ELIOT: Were any of the beatles skeptical of any of your suggestions for the album?

GM: No not really! We were a team. Every voice was heard equally! Ringo made as many decisions as anybody else regarding concepts for the album. "Strawberry Fields" was the first song we did as we got into the album. All the songs seem to have worked very well based on everybody's suggestions!

 

ELIOT: George, why did Capitol Records add tons of echo and reverb onto certain songs on the American LP releases only, like "She's a Woman" and "I Feel Fine?"

GM: I didn't know they did it!I was VERY ANGRY about it! I still don't know why they did it! They shouldn't have done it.

 

ELIOT: How much time did the Beatles spend rehearsing tracks before recording?

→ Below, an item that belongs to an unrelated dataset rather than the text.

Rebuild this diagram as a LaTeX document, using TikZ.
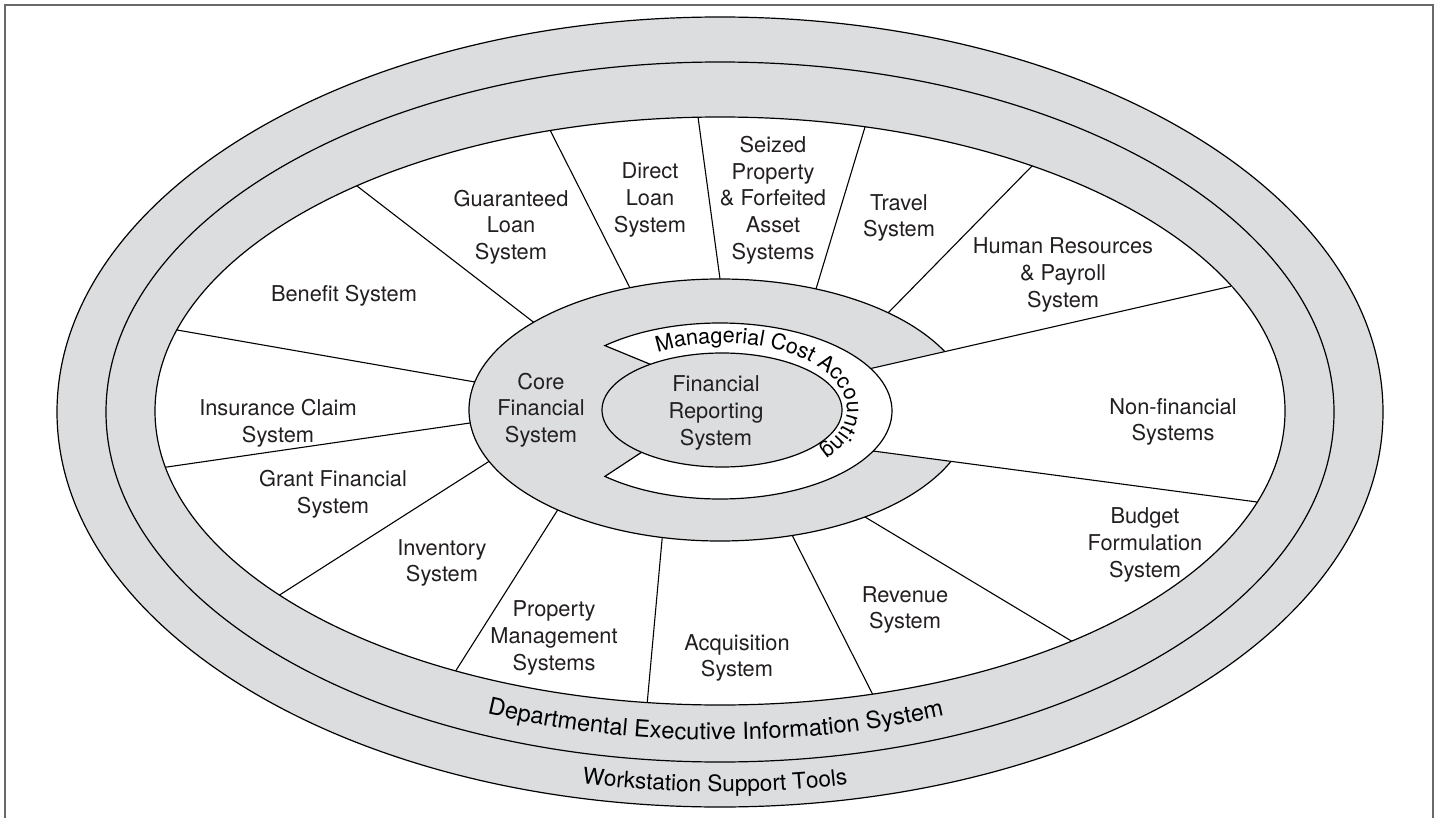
\documentclass[tikz,border=0pt]{standalone}
\usepackage{fontspec}
\setmainfont{TeX Gyre Heros}
\usetikzlibrary{decorations.text,calc}
\definecolor{bandgray}{RGB}{220,221,223}
\definecolor{ink}{RGB}{35,31,32}
\definecolor{framegray}{RGB}{105,105,105}
\begin{document}
\begin{tikzpicture}[x=0.5pt,y=-0.5pt,
  outline/.style={draw=black, line width=0.6pt},
  divider/.style={draw=black, line width=0.55pt},
  lbl/.style={align=center, text=ink, inner sep=0pt, font=\fontsize{10.9}{13.35}\selectfont}]
\useasboundingbox (0,0) rectangle (1439,818);
% frame
\draw[framegray, line width=1pt] (4.7,822) -- (4.7,4.7) -- (1432.5,4.7) -- (1432.5,822);
% bands
\fill[bandgray] (720,412) ellipse[x radius=663, y radius=395];
\draw[outline] (720,412) ellipse[x radius=663, y radius=395];
\draw[outline] (720,412) ellipse[x radius=614, y radius=350];
\fill[white] (720,411) ellipse[x radius=565, y radius=294];
\draw[outline] (720,411) ellipse[x radius=565, y radius=294];
% divider end points
\coordinate (o1) at (357,186);   \coordinate (c1) at (532,321);
\coordinate (o2) at (550,130);   \coordinate (c2) at (630,288);
\coordinate (o3) at (698,117);   \coordinate (c3) at (720,279);
\coordinate (o4) at (865,127);   \coordinate (c4) at (816,289);
\coordinate (o5) at (1032,166);  \coordinate (c5) at (888,313);
\coordinate (o6) at (1232,286);  \coordinate (c6) at (873,368);
\coordinate (o7) at (1257,502);  \coordinate (c7) at (873,451);
\coordinate (o8) at (1073,642);  \coordinate (c8) at (865,517);
\coordinate (o9) at (873,695);   \coordinate (c9) at (792,535);
\coordinate (o10) at (647,705);  \coordinate (c10) at (662,540);
\coordinate (o11) at (455,672);  \coordinate (c11) at (557,511);
\coordinate (o12) at (278,596);  \coordinate (c12) at (488,462);
\coordinate (o13) at (167,467);  \coordinate (c13) at (470,423);
\coordinate (o14) at (177,330);  \coordinate (c14) at (475,382);
\begin{scope}
  \clip (720,411) ellipse[x radius=565, y radius=294];
  \foreach \i in {1,2,3,4,5,8,9,10,11,12,13,14}
    \draw[divider] ($(c\i)!-0.12!(o\i)$) -- ($(c\i)!1.05!(o\i)$);
\end{scope}
% core financial system
\fill[bandgray] (720,410) ellipse[x radius=251, y radius=131];
\draw[outline] (720,410) ellipse[x radius=251, y radius=131];
% non-financial wedge reaching the ring
\fill[white] (c6) -- (o6) -- (o7) -- (c7) -- (800,410) -- cycle;
\begin{scope}
  \clip (720,411) ellipse[x radius=565, y radius=294];
  \foreach \i in {6,7}
    \draw[divider] ($(c\i)!-0.03!(o\i)$) -- ($(c\i)!1.05!(o\i)$);
\end{scope}
% managerial cost accounting ring
\path (720,411) ++(-132:172 and 88) coordinate (tipT);
\path (720,411) ++(132:172 and 88) coordinate (tipB);
\coordinate (inT) at (652,365);
\coordinate (inB) at (645,450);
\fill[white] (tipT) arc[start angle=-132, end angle=132, x radius=172, y radius=88] -- (inB) -- (700,410) -- (inT) -- cycle;
\draw[outline] (inT) -- (tipT) arc[start angle=-132, end angle=132, x radius=172, y radius=88] -- (inB);
% financial reporting system
\fill[bandgray] (722,410) ellipse[x radius=120, y radius=57];
\draw[outline] (722,410) ellipse[x radius=120, y radius=57];
% curved texts
\path[decorate, decoration={text along path, text align=left,
  text={|\fontsize{10.8}{13}\selectfont|Managerial Cost Accounting}}]
  (722,409) ++(-121:125 and 66) arc[start angle=-121, end angle=75, x radius=125, y radius=66];
\path[decorate, decoration={text along path, text align=center,
  text={|\fontsize{11.8}{14}\selectfont|Departmental Executive Information System}}]
  (720,411) ++(125.5:595 and 329) arc[start angle=125.5, end angle=55.5, x radius=595, y radius=329];
\path[decorate, decoration={text along path, text align=center,
  text={|\fontsize{11.3}{13}\selectfont|Workstation Support Tools}}]
  (720,411) ++(120.5:648 and 381) arc[start angle=120.5, end angle=60.5, x radius=648, y radius=381];
% labels
\node[lbl] (guar) at (511,227) {Guaranteed\\Loan\\System};
\node[lbl] (direct) at (650,200) {Direct\\Loan\\System};
\node[lbl] (seized) at (773,200) {Seized\\Property\\\& Forfeited\\Asset\\Systems};
\node[lbl] (travel) at (899,218) {Travel\\System};
\node[lbl] (hr) at (1063,275) {Human Resources\\\& Payroll\\System};
\node[lbl] (nonfin) at (1173,422) {Non-financial\\Systems};
\node[lbl] (budget) at (1145,545) {Budget\\Formulation\\System};
\node[lbl] (revenue) at (905,610) {Revenue\\System};
\node[lbl] (acq) at (737,658) {Acquisition\\System};
\node[lbl] (prop) at (554,638) {Property\\Management\\Systems};
\node[lbl] (inv) at (442,563) {Inventory\\System};
\node[lbl] (grant) at (333,494) {Grant Financial\\System};
\node[lbl] (ins) at (278,423) {Insurance Claim\\System};
\node[lbl] (benefit) at (344,296) {Benefit System};
\node[lbl] (core) at (541,410) {Core\\Financial\\System};
\node[lbl] (frs) at (716,413) {Financial\\Reporting\\System};
\end{tikzpicture}
\end{document}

GEORGE: It varied. When we started on two track tape, most of the recordings were done live then. When we got into four tracks, I started using three tracks for a live studio performance and the remaining track for overdubs. By 1964-65, I would rehearse them and try and get ONE track perfect with all of the song. Then, that would leave the other three tracks for overdubbing more voice work, piano, guitar.

 

ELIOT: Sgt. Pepper was the first album Capitol didn't dissect. Did the "Butcher Cover" have any impact -- or were you finally able to prevail artistically? [NOTE: Capitol would take the English albums and pull tracks off, mix them around, and create albums that didn't exist in any other part of the world. For the "Yesterday and Today" album, the group submitted a cover with them posing in butcher smocks with parts of meat and baby dolls all over them. After parents freaked, Capitol issued and then quickly recalled the covers--pasting a new one over it]

GEORGE: The butcher cover (a sick joke from the boys)...I laughed too..and I told them they couldn't use it...it was too sick. So it got scrapped. I was surprised when it came out in America. Capitol did all kinds of things without our approval. We finally got our way!

 

ELIOT: How does having worked with the group affect you now?

GEORGE: I find the BEATLES' revival a bit strange and wonderful!!!. That the audience wants to hear work I did over 40 years ago. When I do orchestra concerts worldwide, the audience LOVES ME because they LOVE the BEATLES!!!

 

ELIOT: Are there any Beatles titles that you wish you could re-record? If, so what are the titles, and why?

GM: I would like to leave the music alone. If you rerecorded the music with the new technology, they just wouldn't be the same. When I listen to the old outtakes, it's amazing how good the boys were working in four tracks. I would never wish to re-record the songs again.

 

ELIOT: How did the group change over the years?

GEORGE: The change was subtle over a long period of time. They were great "students" and soaked up the laws of the recording studio. In the first years, they were touring, etc. and really didn't know about using the studio--until "Sgt. Pepper." Things changed after Brian died. They were a little bit lost, they became more demanding on me. They were all fighting each other during "Let It Be" and then they came back and did "Abbey Road" with me. We all ended very happily!

 

ELIOT: Geroge, could you comment on where the idea for the song "Lucy in the Sky with Diamonds" came from.

GEORGE: Very simple. Nothing to do with LSD. Julian Lennon, John's son came home from school. A drawing he did. Julian --aged 5 ---had a little girl, stars around her, like a Chagal painting, Julian said "It's Lucy in the Sky With Diamonds." Lucy was a schoolmate of Julian and the boy drew her, and John went "That's a great idea for a song." TRUE STORY!!! [Note from Eliot--since this interview took place, Paul McCartney has admitted that the “Lucy” story was a cover and it actually was LSD inspired.”]

 

ELIOT: How does Paul feel about the babyboomers (now adults) who still love the work he has done and feel very close to him still?

GEORGE: He thinks it is still marvelous. Sometimes he feels like when performs, that although he knows that he is just an ordinary person, to everybody else...he is extraordinary. He feels that sometimes it's like completely different people up there on the stage performing.

 

ELIOT: How do you record acoustic guitar to get a good live sound?

 

GEORGE: The answer is "your ear." You try different things and tell the engineer "I like this, I don't like that." It is all trial and error. Nothing really technical. I love acoustic guitars!